_Recorded data_
##############################
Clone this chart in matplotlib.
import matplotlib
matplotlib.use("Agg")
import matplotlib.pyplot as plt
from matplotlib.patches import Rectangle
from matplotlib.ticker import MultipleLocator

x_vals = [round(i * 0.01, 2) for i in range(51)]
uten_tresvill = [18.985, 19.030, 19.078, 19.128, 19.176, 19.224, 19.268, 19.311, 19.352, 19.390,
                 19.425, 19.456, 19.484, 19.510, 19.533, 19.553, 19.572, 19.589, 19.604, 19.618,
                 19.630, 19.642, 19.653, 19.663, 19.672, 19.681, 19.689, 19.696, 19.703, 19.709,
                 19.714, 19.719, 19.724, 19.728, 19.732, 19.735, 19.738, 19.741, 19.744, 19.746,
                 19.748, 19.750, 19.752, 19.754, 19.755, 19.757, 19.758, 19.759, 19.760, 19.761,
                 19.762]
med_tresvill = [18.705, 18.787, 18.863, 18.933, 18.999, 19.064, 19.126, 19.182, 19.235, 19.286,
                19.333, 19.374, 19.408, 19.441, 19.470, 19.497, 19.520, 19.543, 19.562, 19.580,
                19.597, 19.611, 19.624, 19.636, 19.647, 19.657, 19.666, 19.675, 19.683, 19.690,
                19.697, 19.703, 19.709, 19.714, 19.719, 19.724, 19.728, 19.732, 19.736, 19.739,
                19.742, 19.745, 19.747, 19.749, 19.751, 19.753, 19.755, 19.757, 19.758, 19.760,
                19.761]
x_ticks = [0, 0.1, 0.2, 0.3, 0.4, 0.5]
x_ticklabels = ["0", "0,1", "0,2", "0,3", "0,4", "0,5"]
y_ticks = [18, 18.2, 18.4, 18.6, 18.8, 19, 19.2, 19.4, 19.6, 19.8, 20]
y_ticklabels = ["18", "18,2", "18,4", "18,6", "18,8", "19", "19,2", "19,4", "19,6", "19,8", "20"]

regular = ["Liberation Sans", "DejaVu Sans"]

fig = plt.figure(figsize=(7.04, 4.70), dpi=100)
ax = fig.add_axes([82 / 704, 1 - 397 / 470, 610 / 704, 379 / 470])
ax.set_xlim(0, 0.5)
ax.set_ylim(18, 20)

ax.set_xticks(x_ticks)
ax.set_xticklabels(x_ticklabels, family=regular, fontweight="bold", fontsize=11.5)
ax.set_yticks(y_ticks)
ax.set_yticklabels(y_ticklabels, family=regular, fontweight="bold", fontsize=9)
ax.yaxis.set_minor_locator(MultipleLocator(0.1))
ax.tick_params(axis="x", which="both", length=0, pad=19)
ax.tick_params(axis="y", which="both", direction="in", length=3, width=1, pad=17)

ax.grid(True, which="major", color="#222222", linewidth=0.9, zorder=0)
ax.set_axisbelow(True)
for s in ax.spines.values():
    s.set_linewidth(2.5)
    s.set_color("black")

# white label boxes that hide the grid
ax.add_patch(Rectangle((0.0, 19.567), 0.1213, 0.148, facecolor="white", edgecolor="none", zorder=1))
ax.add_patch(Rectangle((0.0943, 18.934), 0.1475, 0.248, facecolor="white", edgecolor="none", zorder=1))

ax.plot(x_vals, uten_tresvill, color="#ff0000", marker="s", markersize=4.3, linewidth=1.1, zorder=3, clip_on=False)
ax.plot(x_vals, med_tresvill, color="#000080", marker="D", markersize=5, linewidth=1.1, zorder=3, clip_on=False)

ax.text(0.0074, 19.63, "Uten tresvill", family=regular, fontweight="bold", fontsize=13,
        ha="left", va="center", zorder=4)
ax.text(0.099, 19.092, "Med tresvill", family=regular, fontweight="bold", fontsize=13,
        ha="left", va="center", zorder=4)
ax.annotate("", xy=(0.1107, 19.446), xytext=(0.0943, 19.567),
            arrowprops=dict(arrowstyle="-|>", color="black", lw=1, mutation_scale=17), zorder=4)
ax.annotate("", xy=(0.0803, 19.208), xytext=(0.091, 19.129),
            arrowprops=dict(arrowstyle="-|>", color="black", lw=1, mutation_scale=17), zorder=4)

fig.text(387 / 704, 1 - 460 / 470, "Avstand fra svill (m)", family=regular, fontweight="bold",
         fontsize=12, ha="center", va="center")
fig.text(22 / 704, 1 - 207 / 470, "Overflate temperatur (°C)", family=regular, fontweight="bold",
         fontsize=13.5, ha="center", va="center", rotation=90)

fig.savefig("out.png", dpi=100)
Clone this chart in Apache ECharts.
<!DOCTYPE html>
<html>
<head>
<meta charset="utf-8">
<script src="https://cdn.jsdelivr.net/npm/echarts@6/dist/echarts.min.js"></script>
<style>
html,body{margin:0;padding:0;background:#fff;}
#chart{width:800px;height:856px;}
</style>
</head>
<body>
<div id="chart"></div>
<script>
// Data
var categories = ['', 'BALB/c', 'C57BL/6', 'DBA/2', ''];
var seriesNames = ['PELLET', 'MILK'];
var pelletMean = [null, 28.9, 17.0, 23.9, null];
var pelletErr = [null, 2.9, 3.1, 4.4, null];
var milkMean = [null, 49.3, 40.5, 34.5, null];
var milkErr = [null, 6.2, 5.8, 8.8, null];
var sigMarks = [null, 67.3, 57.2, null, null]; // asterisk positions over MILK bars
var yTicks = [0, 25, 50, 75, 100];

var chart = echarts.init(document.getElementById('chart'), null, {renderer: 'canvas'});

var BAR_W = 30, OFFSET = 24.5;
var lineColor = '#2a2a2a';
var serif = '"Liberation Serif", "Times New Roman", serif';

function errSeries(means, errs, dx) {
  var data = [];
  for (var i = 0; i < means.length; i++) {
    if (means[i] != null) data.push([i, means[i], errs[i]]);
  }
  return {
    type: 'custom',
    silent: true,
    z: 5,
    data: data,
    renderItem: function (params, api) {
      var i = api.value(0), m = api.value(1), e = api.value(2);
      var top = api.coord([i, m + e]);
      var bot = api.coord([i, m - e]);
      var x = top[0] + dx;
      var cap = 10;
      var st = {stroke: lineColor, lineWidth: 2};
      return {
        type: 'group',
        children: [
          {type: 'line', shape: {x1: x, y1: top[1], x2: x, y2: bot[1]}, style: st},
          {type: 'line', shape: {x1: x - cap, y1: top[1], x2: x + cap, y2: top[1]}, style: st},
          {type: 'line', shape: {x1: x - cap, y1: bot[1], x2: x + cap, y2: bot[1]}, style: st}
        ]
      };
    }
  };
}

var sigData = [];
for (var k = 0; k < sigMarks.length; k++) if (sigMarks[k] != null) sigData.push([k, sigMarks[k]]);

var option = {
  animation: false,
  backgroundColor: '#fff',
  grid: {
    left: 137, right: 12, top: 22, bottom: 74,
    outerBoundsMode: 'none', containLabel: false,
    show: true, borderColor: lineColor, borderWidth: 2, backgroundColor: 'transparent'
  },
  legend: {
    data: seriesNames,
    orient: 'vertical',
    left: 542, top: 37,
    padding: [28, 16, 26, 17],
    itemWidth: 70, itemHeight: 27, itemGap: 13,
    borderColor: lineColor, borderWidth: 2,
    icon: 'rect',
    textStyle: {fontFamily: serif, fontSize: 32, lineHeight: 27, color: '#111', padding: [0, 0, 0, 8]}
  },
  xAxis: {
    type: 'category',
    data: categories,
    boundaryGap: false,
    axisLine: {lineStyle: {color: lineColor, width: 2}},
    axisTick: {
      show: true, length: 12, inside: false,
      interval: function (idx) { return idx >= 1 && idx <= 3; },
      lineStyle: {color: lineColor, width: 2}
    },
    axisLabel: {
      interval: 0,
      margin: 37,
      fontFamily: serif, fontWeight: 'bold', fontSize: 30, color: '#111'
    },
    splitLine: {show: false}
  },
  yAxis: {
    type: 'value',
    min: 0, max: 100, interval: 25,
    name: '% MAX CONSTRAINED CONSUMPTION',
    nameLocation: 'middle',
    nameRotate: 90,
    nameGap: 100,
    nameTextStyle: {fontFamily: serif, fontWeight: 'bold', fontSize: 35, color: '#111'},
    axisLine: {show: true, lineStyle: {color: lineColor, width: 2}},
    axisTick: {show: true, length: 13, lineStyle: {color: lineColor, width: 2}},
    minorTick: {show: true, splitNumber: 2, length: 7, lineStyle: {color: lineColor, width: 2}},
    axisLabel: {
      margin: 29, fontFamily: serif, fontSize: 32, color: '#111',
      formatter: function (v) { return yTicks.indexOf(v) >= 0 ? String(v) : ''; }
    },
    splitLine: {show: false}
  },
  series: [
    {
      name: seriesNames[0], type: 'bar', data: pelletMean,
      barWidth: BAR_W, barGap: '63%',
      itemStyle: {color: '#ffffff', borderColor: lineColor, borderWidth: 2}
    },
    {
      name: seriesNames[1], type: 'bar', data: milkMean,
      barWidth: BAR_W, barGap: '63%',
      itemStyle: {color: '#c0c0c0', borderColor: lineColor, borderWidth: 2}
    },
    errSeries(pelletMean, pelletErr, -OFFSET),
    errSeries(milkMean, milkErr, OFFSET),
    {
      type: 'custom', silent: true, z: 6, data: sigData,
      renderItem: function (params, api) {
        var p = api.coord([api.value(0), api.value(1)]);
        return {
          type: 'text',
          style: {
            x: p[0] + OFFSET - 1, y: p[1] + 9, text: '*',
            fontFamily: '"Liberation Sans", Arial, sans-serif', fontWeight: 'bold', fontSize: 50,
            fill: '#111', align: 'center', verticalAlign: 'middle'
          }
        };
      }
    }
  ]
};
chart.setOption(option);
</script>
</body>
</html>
##############################
_Exercise directions_
Write out the records exactly, starting at the first line and stopping after the line that contains "from matplotlib.ticker import MultipleLocator".

_Reply_
Clone this chart in matplotlib.
import matplotlib
matplotlib.use("Agg")
import matplotlib.pyplot as plt
from matplotlib.patches import Rectangle
from matplotlib.ticker import MultipleLocator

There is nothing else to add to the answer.